Task objective: Find the lines holding "this" and copy them.

— Start Provided data —

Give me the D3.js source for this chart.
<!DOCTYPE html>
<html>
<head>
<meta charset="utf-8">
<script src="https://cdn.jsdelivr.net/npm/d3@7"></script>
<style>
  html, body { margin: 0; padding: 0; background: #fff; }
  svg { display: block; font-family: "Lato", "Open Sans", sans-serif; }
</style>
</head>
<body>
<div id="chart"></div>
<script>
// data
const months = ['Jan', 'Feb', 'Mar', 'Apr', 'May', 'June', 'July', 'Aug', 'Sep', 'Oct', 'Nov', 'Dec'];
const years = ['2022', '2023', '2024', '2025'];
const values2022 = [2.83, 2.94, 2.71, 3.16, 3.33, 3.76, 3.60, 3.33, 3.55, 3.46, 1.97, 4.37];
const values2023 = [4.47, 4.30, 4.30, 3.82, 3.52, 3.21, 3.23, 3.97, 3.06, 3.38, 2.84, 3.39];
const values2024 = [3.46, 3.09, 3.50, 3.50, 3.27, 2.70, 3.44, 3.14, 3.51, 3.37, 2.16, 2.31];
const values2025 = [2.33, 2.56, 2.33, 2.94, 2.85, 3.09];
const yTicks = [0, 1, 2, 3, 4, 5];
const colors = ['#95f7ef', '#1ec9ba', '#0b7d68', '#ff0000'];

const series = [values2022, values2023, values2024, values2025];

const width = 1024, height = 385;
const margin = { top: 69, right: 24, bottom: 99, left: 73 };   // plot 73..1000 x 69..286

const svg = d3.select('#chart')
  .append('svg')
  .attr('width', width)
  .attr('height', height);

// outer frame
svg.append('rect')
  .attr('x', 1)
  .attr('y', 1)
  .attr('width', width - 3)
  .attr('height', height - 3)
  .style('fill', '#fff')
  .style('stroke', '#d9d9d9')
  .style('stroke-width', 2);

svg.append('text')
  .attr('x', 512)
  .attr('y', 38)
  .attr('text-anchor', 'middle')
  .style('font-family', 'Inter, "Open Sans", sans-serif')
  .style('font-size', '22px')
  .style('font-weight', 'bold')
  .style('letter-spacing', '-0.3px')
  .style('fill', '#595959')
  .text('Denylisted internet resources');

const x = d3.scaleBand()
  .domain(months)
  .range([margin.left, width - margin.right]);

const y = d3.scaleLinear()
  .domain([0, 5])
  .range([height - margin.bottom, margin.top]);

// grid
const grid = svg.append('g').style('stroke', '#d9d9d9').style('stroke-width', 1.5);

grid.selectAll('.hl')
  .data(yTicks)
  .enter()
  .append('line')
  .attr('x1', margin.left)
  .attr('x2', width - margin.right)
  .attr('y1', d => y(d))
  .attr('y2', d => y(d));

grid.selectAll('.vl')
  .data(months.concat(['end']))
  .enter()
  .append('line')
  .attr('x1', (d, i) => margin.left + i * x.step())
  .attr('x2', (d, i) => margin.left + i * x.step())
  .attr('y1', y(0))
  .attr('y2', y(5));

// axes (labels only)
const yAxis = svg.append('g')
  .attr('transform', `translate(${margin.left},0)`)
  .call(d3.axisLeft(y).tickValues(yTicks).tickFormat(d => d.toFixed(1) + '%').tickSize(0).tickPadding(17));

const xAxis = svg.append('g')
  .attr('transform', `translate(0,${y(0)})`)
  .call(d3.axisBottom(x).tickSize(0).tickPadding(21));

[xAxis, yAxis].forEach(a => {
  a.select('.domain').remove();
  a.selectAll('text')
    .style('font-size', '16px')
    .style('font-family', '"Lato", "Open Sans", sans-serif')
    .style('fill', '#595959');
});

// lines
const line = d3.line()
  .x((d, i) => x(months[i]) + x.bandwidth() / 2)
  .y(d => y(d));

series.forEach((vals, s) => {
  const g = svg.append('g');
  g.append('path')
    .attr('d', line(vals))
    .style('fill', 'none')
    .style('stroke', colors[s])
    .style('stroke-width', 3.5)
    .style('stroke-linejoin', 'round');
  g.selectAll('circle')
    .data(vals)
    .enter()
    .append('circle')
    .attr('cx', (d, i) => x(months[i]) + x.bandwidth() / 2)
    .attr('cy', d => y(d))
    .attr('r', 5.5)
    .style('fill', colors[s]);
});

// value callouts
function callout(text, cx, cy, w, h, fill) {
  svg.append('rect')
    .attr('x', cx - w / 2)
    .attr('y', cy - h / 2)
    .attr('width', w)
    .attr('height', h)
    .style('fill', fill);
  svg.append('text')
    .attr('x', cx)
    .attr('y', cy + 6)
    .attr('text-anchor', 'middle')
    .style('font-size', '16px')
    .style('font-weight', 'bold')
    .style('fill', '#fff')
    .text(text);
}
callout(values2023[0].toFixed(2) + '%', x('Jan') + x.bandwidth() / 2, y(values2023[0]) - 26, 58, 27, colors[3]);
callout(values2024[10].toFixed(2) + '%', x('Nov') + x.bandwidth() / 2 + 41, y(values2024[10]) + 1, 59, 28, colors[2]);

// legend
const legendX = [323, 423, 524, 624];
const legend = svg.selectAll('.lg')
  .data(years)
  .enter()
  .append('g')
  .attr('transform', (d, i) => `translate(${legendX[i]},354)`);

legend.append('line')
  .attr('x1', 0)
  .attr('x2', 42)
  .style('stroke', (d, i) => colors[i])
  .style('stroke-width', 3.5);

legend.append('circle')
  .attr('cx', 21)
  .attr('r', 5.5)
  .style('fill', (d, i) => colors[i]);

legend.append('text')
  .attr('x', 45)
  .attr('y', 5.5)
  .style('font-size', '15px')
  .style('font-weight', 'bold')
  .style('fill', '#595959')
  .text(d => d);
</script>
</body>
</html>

— End Provided data —
— Start Provided data —

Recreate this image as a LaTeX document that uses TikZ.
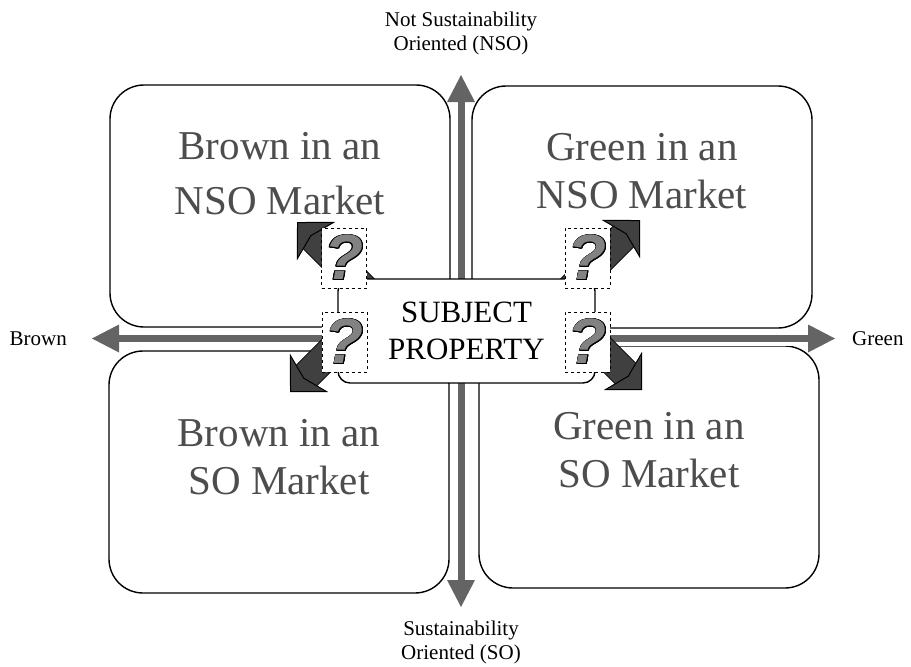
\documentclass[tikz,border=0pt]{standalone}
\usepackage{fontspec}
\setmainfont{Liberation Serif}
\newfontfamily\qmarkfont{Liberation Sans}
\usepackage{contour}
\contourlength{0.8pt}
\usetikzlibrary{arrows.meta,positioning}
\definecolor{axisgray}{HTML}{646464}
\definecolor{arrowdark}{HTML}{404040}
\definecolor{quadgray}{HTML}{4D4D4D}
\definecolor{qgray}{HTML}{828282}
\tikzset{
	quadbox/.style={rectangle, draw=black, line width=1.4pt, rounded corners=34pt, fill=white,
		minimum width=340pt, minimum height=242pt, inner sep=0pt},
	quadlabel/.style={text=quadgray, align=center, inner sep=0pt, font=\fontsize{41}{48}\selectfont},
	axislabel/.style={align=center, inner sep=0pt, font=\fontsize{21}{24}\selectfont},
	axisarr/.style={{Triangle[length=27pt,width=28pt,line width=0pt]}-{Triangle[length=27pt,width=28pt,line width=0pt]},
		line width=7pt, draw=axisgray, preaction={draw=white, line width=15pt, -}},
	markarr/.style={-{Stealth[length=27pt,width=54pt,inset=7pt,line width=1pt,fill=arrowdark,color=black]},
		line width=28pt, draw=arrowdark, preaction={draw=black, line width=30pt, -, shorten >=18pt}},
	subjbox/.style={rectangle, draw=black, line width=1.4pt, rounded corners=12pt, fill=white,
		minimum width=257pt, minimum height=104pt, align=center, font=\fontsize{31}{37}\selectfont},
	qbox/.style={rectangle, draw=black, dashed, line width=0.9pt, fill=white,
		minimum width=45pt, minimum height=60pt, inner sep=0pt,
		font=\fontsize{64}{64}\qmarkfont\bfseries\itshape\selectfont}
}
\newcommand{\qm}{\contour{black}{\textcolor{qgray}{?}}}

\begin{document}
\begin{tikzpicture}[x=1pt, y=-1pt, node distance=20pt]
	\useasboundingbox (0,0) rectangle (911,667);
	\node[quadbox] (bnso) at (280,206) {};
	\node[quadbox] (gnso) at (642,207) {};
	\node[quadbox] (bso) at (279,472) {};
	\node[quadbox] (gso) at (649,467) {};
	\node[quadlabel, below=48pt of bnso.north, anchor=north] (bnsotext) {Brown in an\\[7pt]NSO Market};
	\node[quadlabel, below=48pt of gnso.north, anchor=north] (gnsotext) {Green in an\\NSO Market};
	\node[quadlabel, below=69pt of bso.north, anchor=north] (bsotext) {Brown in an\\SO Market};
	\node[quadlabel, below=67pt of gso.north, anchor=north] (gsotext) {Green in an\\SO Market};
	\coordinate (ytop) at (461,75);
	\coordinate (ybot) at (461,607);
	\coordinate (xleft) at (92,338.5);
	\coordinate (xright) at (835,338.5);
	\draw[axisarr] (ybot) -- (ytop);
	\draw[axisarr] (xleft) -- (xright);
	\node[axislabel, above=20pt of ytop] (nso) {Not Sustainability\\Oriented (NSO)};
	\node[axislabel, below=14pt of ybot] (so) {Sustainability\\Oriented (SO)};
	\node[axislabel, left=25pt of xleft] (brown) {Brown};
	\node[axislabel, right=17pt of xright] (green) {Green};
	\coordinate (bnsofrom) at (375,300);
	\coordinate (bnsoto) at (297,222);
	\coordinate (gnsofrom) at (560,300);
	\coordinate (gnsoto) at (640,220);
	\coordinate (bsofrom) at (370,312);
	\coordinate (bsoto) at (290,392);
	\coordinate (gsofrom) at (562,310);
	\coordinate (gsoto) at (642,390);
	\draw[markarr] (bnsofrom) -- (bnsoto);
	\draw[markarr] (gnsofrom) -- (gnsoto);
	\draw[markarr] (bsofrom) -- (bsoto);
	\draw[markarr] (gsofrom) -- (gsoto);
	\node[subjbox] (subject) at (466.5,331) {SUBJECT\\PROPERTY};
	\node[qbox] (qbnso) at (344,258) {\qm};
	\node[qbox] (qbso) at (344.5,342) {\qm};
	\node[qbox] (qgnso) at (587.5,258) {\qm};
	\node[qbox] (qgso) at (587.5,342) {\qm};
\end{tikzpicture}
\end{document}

— End Provided data —

Reply to the exercise:
Give me the D3.js source for this chart.
Recreate this image as a LaTeX document that uses TikZ.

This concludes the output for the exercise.